■ **Collected data**
►
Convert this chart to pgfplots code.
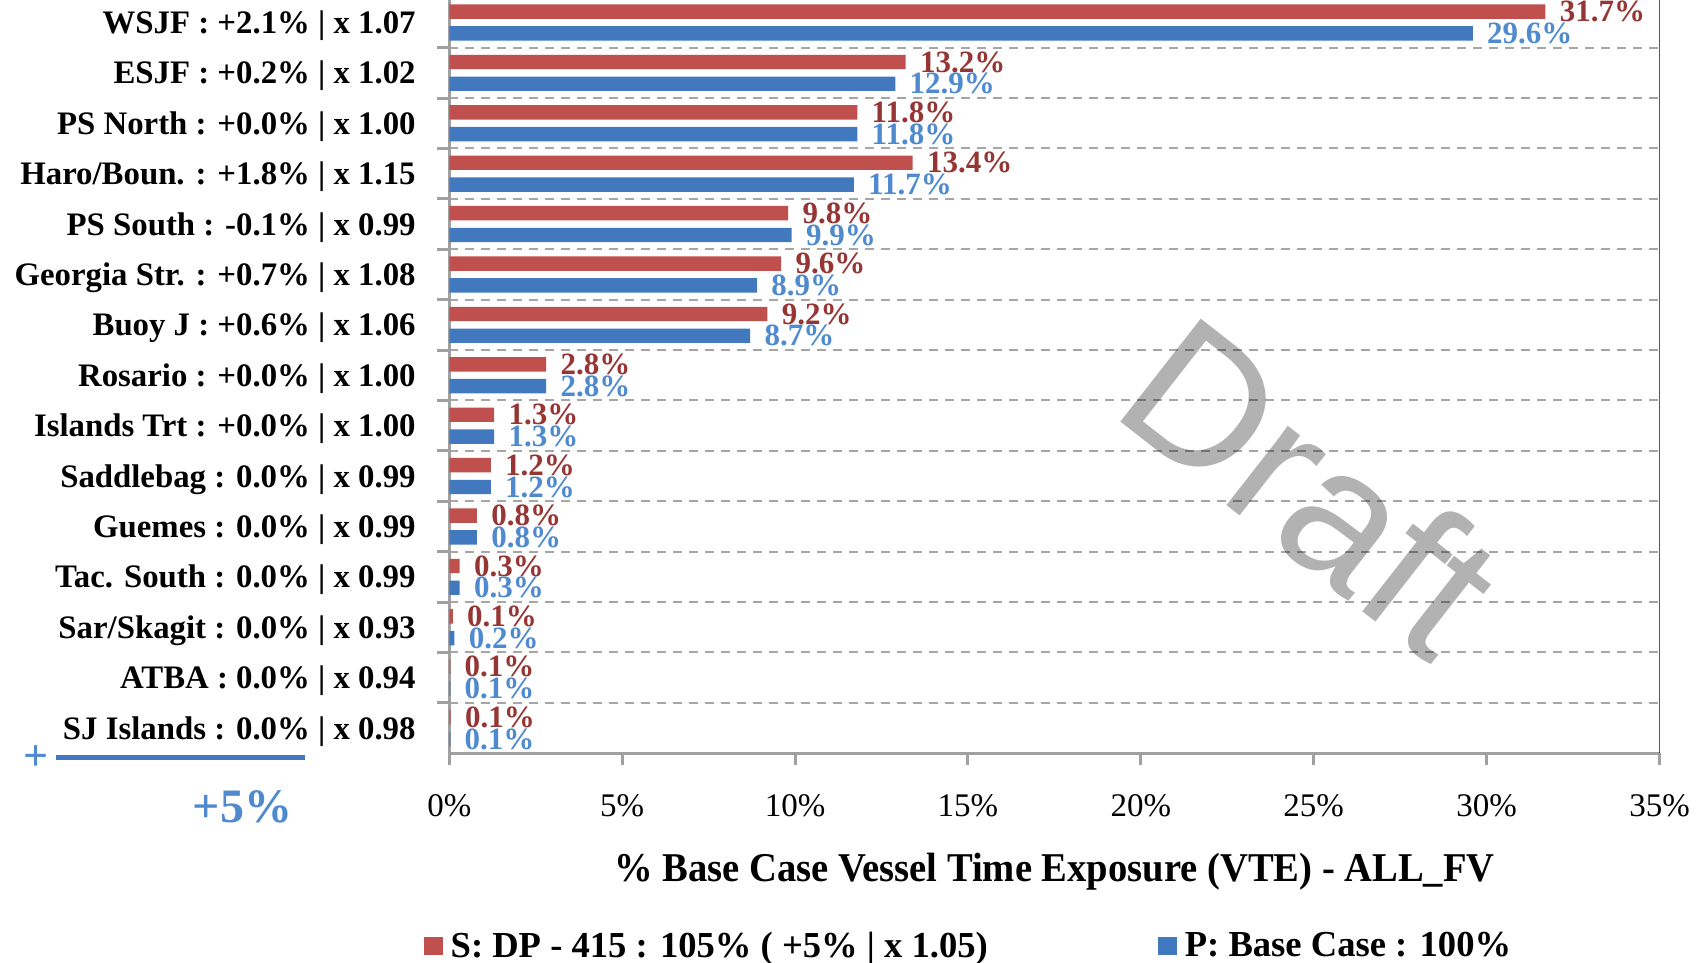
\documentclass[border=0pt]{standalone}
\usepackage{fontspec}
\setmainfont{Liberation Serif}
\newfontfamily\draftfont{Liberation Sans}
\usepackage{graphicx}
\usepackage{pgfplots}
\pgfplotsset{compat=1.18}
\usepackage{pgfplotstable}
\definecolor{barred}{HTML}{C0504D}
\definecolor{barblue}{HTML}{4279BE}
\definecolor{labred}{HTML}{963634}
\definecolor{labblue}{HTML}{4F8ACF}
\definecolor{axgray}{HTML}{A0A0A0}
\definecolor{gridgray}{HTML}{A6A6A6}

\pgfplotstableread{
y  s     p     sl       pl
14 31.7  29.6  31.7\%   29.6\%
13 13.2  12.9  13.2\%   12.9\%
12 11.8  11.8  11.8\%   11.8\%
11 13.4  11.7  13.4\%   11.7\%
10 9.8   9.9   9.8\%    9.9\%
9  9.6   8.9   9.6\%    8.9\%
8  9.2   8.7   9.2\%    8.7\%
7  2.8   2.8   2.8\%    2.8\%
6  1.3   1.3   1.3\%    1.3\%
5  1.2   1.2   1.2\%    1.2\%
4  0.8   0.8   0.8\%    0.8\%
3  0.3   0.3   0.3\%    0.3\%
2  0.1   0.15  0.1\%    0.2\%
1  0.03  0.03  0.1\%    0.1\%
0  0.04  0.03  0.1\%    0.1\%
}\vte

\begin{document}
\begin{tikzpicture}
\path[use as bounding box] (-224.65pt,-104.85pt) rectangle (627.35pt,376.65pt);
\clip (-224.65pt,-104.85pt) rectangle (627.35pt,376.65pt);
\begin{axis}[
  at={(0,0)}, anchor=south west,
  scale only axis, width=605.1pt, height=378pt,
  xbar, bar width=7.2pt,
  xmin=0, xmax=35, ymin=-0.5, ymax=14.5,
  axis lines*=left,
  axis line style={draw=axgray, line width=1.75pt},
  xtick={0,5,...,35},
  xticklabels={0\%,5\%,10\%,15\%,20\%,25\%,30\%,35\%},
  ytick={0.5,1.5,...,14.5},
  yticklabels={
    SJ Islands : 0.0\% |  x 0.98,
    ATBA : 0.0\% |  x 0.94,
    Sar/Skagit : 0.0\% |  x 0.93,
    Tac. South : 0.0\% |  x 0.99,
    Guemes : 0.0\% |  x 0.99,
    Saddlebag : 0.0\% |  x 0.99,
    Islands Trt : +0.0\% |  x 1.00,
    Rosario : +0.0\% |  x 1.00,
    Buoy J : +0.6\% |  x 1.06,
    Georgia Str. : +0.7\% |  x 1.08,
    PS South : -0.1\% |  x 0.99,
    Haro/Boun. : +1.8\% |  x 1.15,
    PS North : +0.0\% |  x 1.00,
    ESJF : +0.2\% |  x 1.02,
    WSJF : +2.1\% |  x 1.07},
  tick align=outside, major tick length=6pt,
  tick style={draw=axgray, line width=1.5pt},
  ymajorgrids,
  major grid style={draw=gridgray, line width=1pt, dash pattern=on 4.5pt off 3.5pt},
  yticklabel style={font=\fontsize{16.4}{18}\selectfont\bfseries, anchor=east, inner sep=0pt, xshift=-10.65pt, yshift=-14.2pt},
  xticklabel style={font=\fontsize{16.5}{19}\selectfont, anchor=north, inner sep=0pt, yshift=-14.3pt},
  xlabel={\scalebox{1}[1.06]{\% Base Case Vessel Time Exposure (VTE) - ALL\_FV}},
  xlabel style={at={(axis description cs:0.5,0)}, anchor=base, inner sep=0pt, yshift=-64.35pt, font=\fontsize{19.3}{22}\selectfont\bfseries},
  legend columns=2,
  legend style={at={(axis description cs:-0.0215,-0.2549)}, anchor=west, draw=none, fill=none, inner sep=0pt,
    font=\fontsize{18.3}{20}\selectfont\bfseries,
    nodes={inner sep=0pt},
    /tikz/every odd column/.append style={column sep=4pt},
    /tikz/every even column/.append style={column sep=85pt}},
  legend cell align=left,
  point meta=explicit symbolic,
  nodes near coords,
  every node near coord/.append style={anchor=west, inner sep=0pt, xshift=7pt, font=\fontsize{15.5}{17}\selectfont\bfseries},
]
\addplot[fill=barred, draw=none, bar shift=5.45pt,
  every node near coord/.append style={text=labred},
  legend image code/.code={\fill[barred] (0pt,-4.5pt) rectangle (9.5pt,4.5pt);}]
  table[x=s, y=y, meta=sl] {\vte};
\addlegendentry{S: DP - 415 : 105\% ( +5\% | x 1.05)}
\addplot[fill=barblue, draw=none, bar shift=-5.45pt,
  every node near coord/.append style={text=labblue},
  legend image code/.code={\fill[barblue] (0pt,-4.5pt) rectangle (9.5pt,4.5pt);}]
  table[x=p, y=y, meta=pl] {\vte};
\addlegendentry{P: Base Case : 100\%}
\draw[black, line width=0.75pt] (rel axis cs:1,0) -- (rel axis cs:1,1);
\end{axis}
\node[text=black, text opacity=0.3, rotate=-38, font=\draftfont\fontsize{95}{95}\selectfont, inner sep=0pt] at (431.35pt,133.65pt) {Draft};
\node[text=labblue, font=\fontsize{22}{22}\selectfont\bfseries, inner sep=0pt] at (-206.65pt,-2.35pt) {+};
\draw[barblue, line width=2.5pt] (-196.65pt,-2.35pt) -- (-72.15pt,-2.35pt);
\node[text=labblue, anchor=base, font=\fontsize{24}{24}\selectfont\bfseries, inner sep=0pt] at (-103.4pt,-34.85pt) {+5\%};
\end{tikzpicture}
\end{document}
◄
■ **What is asked**
Reproduce the whole listing exactly, but not the images in it.

■ **Task result**
Convert this chart to pgfplots code.
\documentclass[border=0pt]{standalone}
\usepackage{fontspec}
\setmainfont{Liberation Serif}
\newfontfamily\draftfont{Liberation Sans}
\usepackage{graphicx}
\usepackage{pgfplots}
\pgfplotsset{compat=1.18}
\usepackage{pgfplotstable}
\definecolor{barred}{HTML}{C0504D}
\definecolor{barblue}{HTML}{4279BE}
\definecolor{labred}{HTML}{963634}
\definecolor{labblue}{HTML}{4F8ACF}
\definecolor{axgray}{HTML}{A0A0A0}
\definecolor{gridgray}{HTML}{A6A6A6}

\pgfplotstableread{
y  s     p     sl       pl
14 31.7  29.6  31.7\%   29.6\%
13 13.2  12.9  13.2\%   12.9\%
12 11.8  11.8  11.8\%   11.8\%
11 13.4  11.7  13.4\%   11.7\%
10 9.8   9.9   9.8\%    9.9\%
9  9.6   8.9   9.6\%    8.9\%
8  9.2   8.7   9.2\%    8.7\%
7  2.8   2.8   2.8\%    2.8\%
6  1.3   1.3   1.3\%    1.3\%
5  1.2   1.2   1.2\%    1.2\%
4  0.8   0.8   0.8\%    0.8\%
3  0.3   0.3   0.3\%    0.3\%
2  0.1   0.15  0.1\%    0.2\%
1  0.03  0.03  0.1\%    0.1\%
0  0.04  0.03  0.1\%    0.1\%
}\vte

\begin{document}
\begin{tikzpicture}
\path[use as bounding box] (-224.65pt,-104.85pt) rectangle (627.35pt,376.65pt);
\clip (-224.65pt,-104.85pt) rectangle (627.35pt,376.65pt);
\begin{axis}[
  at={(0,0)}, anchor=south west,
  scale only axis, width=605.1pt, height=378pt,
  xbar, bar width=7.2pt,
  xmin=0, xmax=35, ymin=-0.5, ymax=14.5,
  axis lines*=left,
  axis line style={draw=axgray, line width=1.75pt},
  xtick={0,5,...,35},
  xticklabels={0\%,5\%,10\%,15\%,20\%,25\%,30\%,35\%},
  ytick={0.5,1.5,...,14.5},
  yticklabels={
    SJ Islands : 0.0\% |  x 0.98,
    ATBA : 0.0\% |  x 0.94,
    Sar/Skagit : 0.0\% |  x 0.93,
    Tac. South : 0.0\% |  x 0.99,
    Guemes : 0.0\% |  x 0.99,
    Saddlebag : 0.0\% |  x 0.99,
    Islands Trt : +0.0\% |  x 1.00,
    Rosario : +0.0\% |  x 1.00,
    Buoy J : +0.6\% |  x 1.06,
    Georgia Str. : +0.7\% |  x 1.08,
    PS South : -0.1\% |  x 0.99,
    Haro/Boun. : +1.8\% |  x 1.15,
    PS North : +0.0\% |  x 1.00,
    ESJF : +0.2\% |  x 1.02,
    WSJF : +2.1\% |  x 1.07},
  tick align=outside, major tick length=6pt,
  tick style={draw=axgray, line width=1.5pt},
  ymajorgrids,
  major grid style={draw=gridgray, line width=1pt, dash pattern=on 4.5pt off 3.5pt},
  yticklabel style={font=\fontsize{16.4}{18}\selectfont\bfseries, anchor=east, inner sep=0pt, xshift=-10.65pt, yshift=-14.2pt},
  xticklabel style={font=\fontsize{16.5}{19}\selectfont, anchor=north, inner sep=0pt, yshift=-14.3pt},
  xlabel={\scalebox{1}[1.06]{\% Base Case Vessel Time Exposure (VTE) - ALL\_FV}},
  xlabel style={at={(axis description cs:0.5,0)}, anchor=base, inner sep=0pt, yshift=-64.35pt, font=\fontsize{19.3}{22}\selectfont\bfseries},
  legend columns=2,
  legend style={at={(axis description cs:-0.0215,-0.2549)}, anchor=west, draw=none, fill=none, inner sep=0pt,
    font=\fontsize{18.3}{20}\selectfont\bfseries,
    nodes={inner sep=0pt},
    /tikz/every odd column/.append style={column sep=4pt},
    /tikz/every even column/.append style={column sep=85pt}},
  legend cell align=left,
  point meta=explicit symbolic,
  nodes near coords,
  every node near coord/.append style={anchor=west, inner sep=0pt, xshift=7pt, font=\fontsize{15.5}{17}\selectfont\bfseries},
]
\addplot[fill=barred, draw=none, bar shift=5.45pt,
  every node near coord/.append style={text=labred},
  legend image code/.code={\fill[barred] (0pt,-4.5pt) rectangle (9.5pt,4.5pt);}]
  table[x=s, y=y, meta=sl] {\vte};
\addlegendentry{S: DP - 415 : 105\% ( +5\% | x 1.05)}
\addplot[fill=barblue, draw=none, bar shift=-5.45pt,
  every node near coord/.append style={text=labblue},
  legend image code/.code={\fill[barblue] (0pt,-4.5pt) rectangle (9.5pt,4.5pt);}]
  table[x=p, y=y, meta=pl] {\vte};
\addlegendentry{P: Base Case : 100\%}
\draw[black, line width=0.75pt] (rel axis cs:1,0) -- (rel axis cs:1,1);
\end{axis}
\node[text=black, text opacity=0.3, rotate=-38, font=\draftfont\fontsize{95}{95}\selectfont, inner sep=0pt] at (431.35pt,133.65pt) {Draft};
\node[text=labblue, font=\fontsize{22}{22}\selectfont\bfseries, inner sep=0pt] at (-206.65pt,-2.35pt) {+};
\draw[barblue, line width=2.5pt] (-196.65pt,-2.35pt) -- (-72.15pt,-2.35pt);
\node[text=labblue, anchor=base, font=\fontsize{24}{24}\selectfont\bfseries, inner sep=0pt] at (-103.4pt,-34.85pt) {+5\%};
\end{tikzpicture}
\end{document}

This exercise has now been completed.